В октябре 1833 года, вскоре после окончания «Лелии», Жорж Санд познакомилась с Альфредом де Мюссе, и они вместе в марте 1834 года поехали в Венецию. Разрыв произошел довольно быстро, и Жорж Санд отправилась путешествовать в Альпы. Она писала своему покинутому другу длинные послания, которые были напечатаны в «Письмах путешественника». Эти письма являются этапом в идейном развитии Жорж Санд и, в частности, в истории ее борьбы с индивидуализмом. В них возникает образ молодого поэта, очень напоминающий образ Лорана в книге «Она и он». «Ты не осознавал своего величия, и жизнь твоя шла по воле страстей, которые истощали и губили ее… Ты хотел жить за собственный счет и убить свою славу из презрения к людям и ко всему, что с ними связано… Наконец твоему одинокому и полному гордыни сердцу открылась дружба. Ты соблаговолил поверить кому-то другому, кроме самого себя… Ужасная сила владела тобою. «Верните мне мою свободу, – кричал ты, – дайте мне бежать. Разве вы не видите, что я живу и что я молод?» Куда же ты хотел бежать?»

Очевидно, Мюссе болел той же болезнью, что и Жорж Санд в те дни, когда она задумывала свою «Лелию». Очевидно, она поняла своего безумного друга сквозь призму собственного отчаяния. Зрелище этой души, погрязающей в своем индивидуализме, оказалось великим поучением и началом спасения. Страдая от разрыва и не исчерпавшей себя любви, Жорж Санд хочет спастись от той «свободы», которая подобна одиночному заключению, и найти подлинную, захватывающую, спасительную любовь к тому, что не является ее собственным «я».

Путешественник, от лица которого написаны письма, бредет по альпийским скалам и горным лугам, входит в пещеры, собирает цветы, слышит ропот Бренты, вздохи ветра в тяжелой листве олив, шум дождевых капель, падающих с ветвей на скалы. Он вспоминает недавно покинутого одинокого безумца. Но внешний мир тоже существует. Он вторгся в сознание и доказал, что человек не одинок и что одиночество – это ошибка и ложь. Внутренний голос говорил: «Иди, двигайся вперед, познавай».

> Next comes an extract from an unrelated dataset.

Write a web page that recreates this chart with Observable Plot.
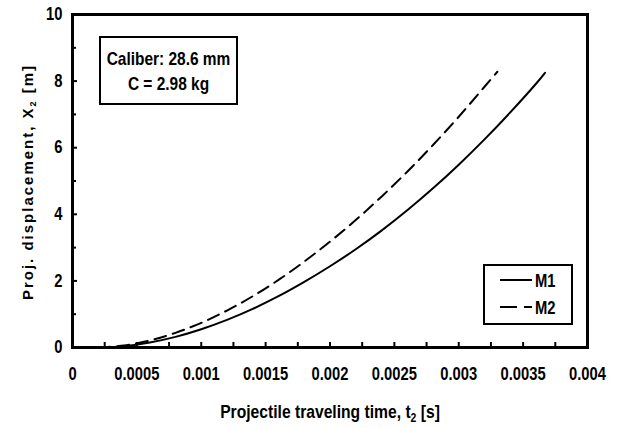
<!DOCTYPE html>
<html>
<head>
<meta charset="utf-8">
<script src="https://cdn.jsdelivr.net/npm/d3@7"></script>
<script src="https://cdn.jsdelivr.net/npm/@observablehq/plot@0.6"></script>
<style>
  html, body { margin: 0; padding: 0; background: #fff; }
  #chart { width: 622px; height: 428px; }
</style>
</head>
<body>
<div id="chart"></div>
<script>
// Series M1 (solid)
const timeM1 = [0.0002, 0.0004, 0.0006, 0.0008, 0.001, 0.0012, 0.0014, 0.0016, 0.0018, 0.002, 0.0022, 0.0024, 0.0026, 0.0028, 0.003, 0.0032, 0.0034, 0.0036, 0.00367];
const dispM1 = [0, 0.04, 0.15, 0.32, 0.55, 0.83, 1.16, 1.54, 1.97, 2.44, 2.95, 3.51, 4.12, 4.78, 5.49, 6.25, 7.06, 7.92, 8.25];
// Series M2 (dashed)
const timeM2 = [0.0002, 0.0004, 0.0006, 0.0008, 0.001, 0.0012, 0.0014, 0.0016, 0.0018, 0.002, 0.0022, 0.0024, 0.0026, 0.0028, 0.003, 0.0032, 0.0033];
const dispM2 = [0, 0.06, 0.21, 0.44, 0.74, 1.11, 1.54, 2.03, 2.58, 3.18, 3.83, 4.53, 5.28, 6.08, 6.93, 7.83, 8.28];

const xMajorTicks = [0, 0.0005, 0.001, 0.0015, 0.002, 0.0025, 0.003, 0.0035, 0.004];
const xMinorTicks = [0.00025, 0.00075, 0.00125, 0.00175, 0.00225, 0.00275, 0.00325, 0.00375];
const yMajorTicks = [0, 2, 4, 6, 8, 10];
const yMinorTicks = [1, 3, 5, 7, 9];

const seriesNames = ["M1", "M2"];
const xTitle = "Projectile traveling time, t";
const yTitle = "Proj. displacement, X";
const noteLines = ["Caliber: 28.6 mm", "C = 2.98 kg"];

const m1 = timeM1.map((t, i) => ({t, x: dispM1[i]}));
const m2 = timeM2.map((t, i) => ({t, x: dispM2[i]}));

const font = "'Liberation Sans', Arial, sans-serif";
const fmt = d => String(+d.toFixed(4));

const chart = Plot.plot({
  width: 622,
  height: 428,
  marginLeft: 72,
  marginRight: 35,
  marginTop: 14,
  marginBottom: 81,
  x: {domain: [0, 0.004]},
  y: {domain: [0, 10]},
  style: {fontFamily: font, fontWeight: "bold", fontSize: "18px", color: "black", background: "white"},
  marks: [
    Plot.axisX({ticks: xMajorTicks, tickSize: 0, tickPadding: 20, tickFormat: fmt, label: null}),
    Plot.axisX({ticks: xMajorTicks, tickSize: -5, tickFormat: () => "", label: null, strokeWidth: 2}),
    Plot.axisX({ticks: xMinorTicks, tickSize: -5, tickFormat: () => "", label: null, strokeWidth: 2}),
    Plot.axisY({ticks: yMajorTicks, tickSize: 0, tickPadding: 10, tickFormat: d => String(d), label: null}),
    Plot.axisY({ticks: yMajorTicks, tickSize: -5, tickFormat: () => "", label: null, strokeWidth: 2}),
    Plot.axisY({ticks: yMinorTicks, tickSize: -4, tickFormat: () => "", label: null, strokeWidth: 2}),
    Plot.line(m1, {x: "t", y: "x", stroke: "black", strokeWidth: 2, curve: "catmull-rom"}),
    Plot.line(m2, {x: "t", y: "x", stroke: "black", strokeWidth: 2, strokeDasharray: "12,7", curve: "catmull-rom"}),
    Plot.frame({stroke: "black", strokeWidth: 3})
  ]
});
document.getElementById("chart").appendChild(chart);

const svg = d3.select(chart);
// Condense tick labels horizontally (narrow bold look)
svg.selectAll("g[aria-label='x-axis tick label'] text, g[aria-label='y-axis tick label'] text")
  .attr("transform", function () { return (this.getAttribute("transform") || "") + " scale(0.82,1)"; });

function condensedText(x, y, sx, size, anchor) {
  return svg.append("text")
    .attr("transform", `translate(${x},${y}) scale(${sx},1)`)
    .attr("text-anchor", anchor)
    .style("font-family", font).style("font-weight", "bold").style("font-size", size + "px")
    .attr("fill", "black");
}

// X axis title
const xt = condensedText(330, 418, 0.87, 18, "middle");
xt.append("tspan").text(xTitle);
xt.append("tspan").attr("dy", 4).style("font-size", "12px").text("2");
xt.append("tspan").attr("dy", -4).text(" [s]");

// Y axis title
const yt = svg.append("text")
  .attr("transform", "translate(33,182) rotate(-90)")
  .attr("text-anchor", "middle")
  .style("font-family", font).style("font-weight", "bold").style("font-size", "15px")
  .style("letter-spacing", "2px")
  .attr("fill", "black");
yt.append("tspan").text(yTitle);
yt.append("tspan").attr("dy", 3).style("font-size", "9px").text("2");
yt.append("tspan").attr("dy", -3).text(" [m]");

// Annotation box
svg.append("rect").attr("x", 100).attr("y", 37).attr("width", 137).attr("height", 67)
  .attr("fill", "white").attr("stroke", "black").attr("stroke-width", 2);
noteLines.forEach((s, i) => {
  condensedText(168.5, 65 + i * 25, 0.86, 18, "middle").text(s);
});

// Legend
svg.append("rect").attr("x", 484).attr("y", 265).attr("width", 88).attr("height", 59)
  .attr("fill", "white").attr("stroke", "black").attr("stroke-width", 2);
seriesNames.forEach((name, i) => {
  const cy = 280 + i * 27;
  svg.append("line").attr("x1", 500).attr("x2", 532).attr("y1", cy).attr("y2", cy)
    .attr("stroke", "black").attr("stroke-width", 2)
    .attr("stroke-dasharray", i === 1 ? "17,7" : null);
  condensedText(535, cy + 7, 0.82, 18, "start").text(name);
});
</script>
</body>
</html>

Пейзажи Альп, памятники искусства, статуи Кановы, каналы Венеции, беседы с мудрым доктором, предпочитающим краски и формы старой Италии фантастике и туманам Германии, веселая Беппа и лукавые гондольеры – великолепная поэзия здоровых чувств и общения с миром людей и вещей. Лелия ненавидела природу с ее «глупой красотой» и вечным молчанием. Жорж Санд, путешествуя по тем же местам Италии, восхищена природой, которая трогает ее своей особой жизнью, духовным содержанием и благостным отношением к человеку. Она хочет выйти из своего одиночества и ищет наставника, который бы указал ей путь к внешнему миру. Эта задача оказывается нелегкой. Ее друг Сент-Бёв советовал ей: «Выйдите за пределы самой себя». Так начинается долгая, прошедшая много стадий борьба за приятие мира.

4

В апреле 1834 года вспыхнуло восстание в Лионе, имевшее отклики в Париже и других городах. Все эти восстания были подавлены с жестокостью, вызвавшей смятение и негодование в широких слоях общества. Последовавший затем процесс «апрельских заговорщиков» слушался в Париже в палате пэров и был демонстрацией республиканских оппозиционных сил. Жорж Санд не могла остаться равнодушной к тому, что волновало всю Францию.

Одним из защитников апрельских заговорщиков был Мишель (из Буржа), адвокат и пламенный оратор-республиканец. Жорж Санд познакомилась с ним весной 1835 года, в начале знаменитого процесса. Сперва он eй не понравился. Все еще сохраняя свой индивидуализм, она боялась потерять своеобразно понимаемую свободу и подчиниться влиянию могучего оратора. Она не хочет над собой «господина» и предпочитает «цыганскую свободу» тому «кресту», к которому прикован политический деятель, непрерывно трудящийся на благо других и подчиненный надобностям своего дела. Ее пугает этот «Робеспьер», грозящий восстановить революционный пыл 1793 года; она утверждает, что в тот день, когда Мишель станет управлять государством, голова ее скатится с плахи. Слава, иначе говоря – политическая деятельность, кажется ей самой благородной погремушкой, какой тешит себя человечество. Ее путь – иной. Она художник. «О великодушные безумцы! Крепко правьте всеми этими гадкими идиотами и не жалейте на них плетей. А я тем временем, сидя на своей ветке, буду воспевать солнце». Так пишет она в письме, адресованном Мишелю, которого в «Письмах путешественника» называет Эвераром.